Although this may seem wildly futuristic, Austin points out that smart phones didn’t exist until 2007 – now one third of people on the planet own one.

“We can see drone technology achieving the same market adoption rate that smart phones have received, and when the tech increases in capability, the applications will become more and more widespread,” he says.

Another application with real potential is the use of drones in emergency management.

“From a cost perspective you can get a drone up in the sky with a 20 megapixel camera and get some really high resolution, live-streamed images, which can assist in the assessment of unfolding disasters,” Austin explains.

In 2016, serious flooding around Forbes in NSW threatened the town’s water supply. The reservoir was cut off by floodwaters, so checking that it had not been compromised would require aerial surveillance.

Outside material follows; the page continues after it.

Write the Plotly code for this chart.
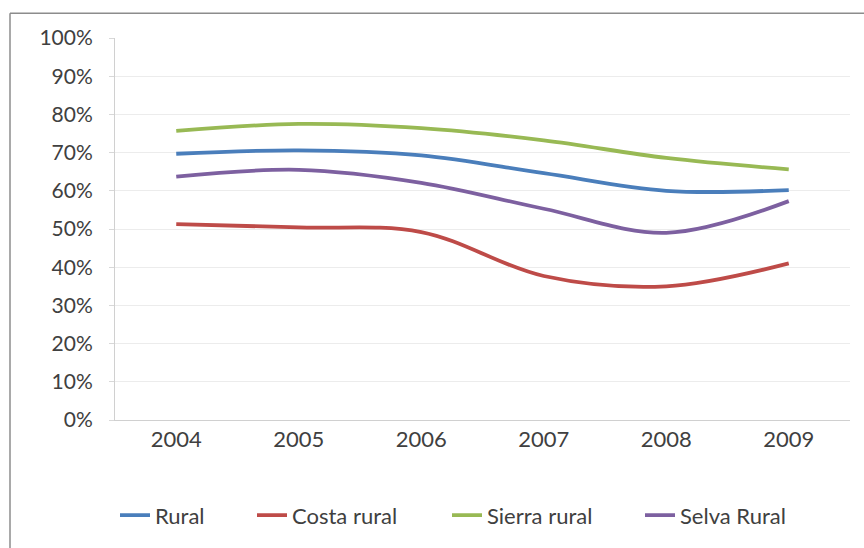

Previously, this would have involved an expensive helicopter flight, but in this case Parkes Shire Council officers, with the assistance of The Institute for Drone Technology, were able to do the job more quickly and much less expensively using a drone. A small drone was quickly dispatched, and vision from its camera soon confirmed the integrity of the reservoir.

Drone strategy

However, drones are just one piece of the puzzle. Organisations that purchase a drone without first putting a strategy in place are just throwing away money, Austin says.

“We’ve seen case after case of organisations wanting to dip their toe into the drone market, and to start implementing drones into their workflow. They’ll get a couple of remote pilot licenses, and buy half a dozen drones and try and make the best of them. Typically, what happens is that a year later we’ll find the project hasn’t really gone anywhere,” he says.

“There’s a very large divide between the drone pilot and large organisation, which has frameworks, policies, standards and procedures.

“You need to have a discovery workshop, look at what tech’s available on the market, throw some ideas up on the whiteboard, and find out where drones could possibly be used now and workout a pathway to be able to get there. You need to tick all the corporate governance boxes. What are you going to do with your data? If your drone falls out of the sky and it’s got data on it for a particular application, do you have to report that loss of data to anyone?

“Once you’ve got a clear picture of where you now, and where you want to be in two years, then you can start looking at procurement strategies and training budgets and whether you’re going to have to allocate a chief pilot, which you are.

“The cost savings are significant. What we’ve found is that those cost savings haven’t been realised by a lot of organisations that have dabbled in drones, because they haven’t got a strategy in order to be able to utilise the drone technology. Most organisations don't have the technical and regulatory knowledge and competency. That’s where we can assist."

Changes to CASA regulations

Changes to drone regulations were flagged by the senate, and agreed to by the Australian Government in late November. 

The senate recommended: 

"That the Australian Government introduce a mandatory registration regime for all remotely piloted aircraft systems (RPAS) weighing more than 250 grams. As part of registration requirements, RPAS operators should be required to successfully complete a basic competence test regarding the safe use of RPAS, and demonstrate an understanding of the penalties for non-compliance with the rules." 

Austin says it's a big change for the industry, and that anyone that was operating in the sub-2kg excluded category is going to have to make some "pretty swift changes".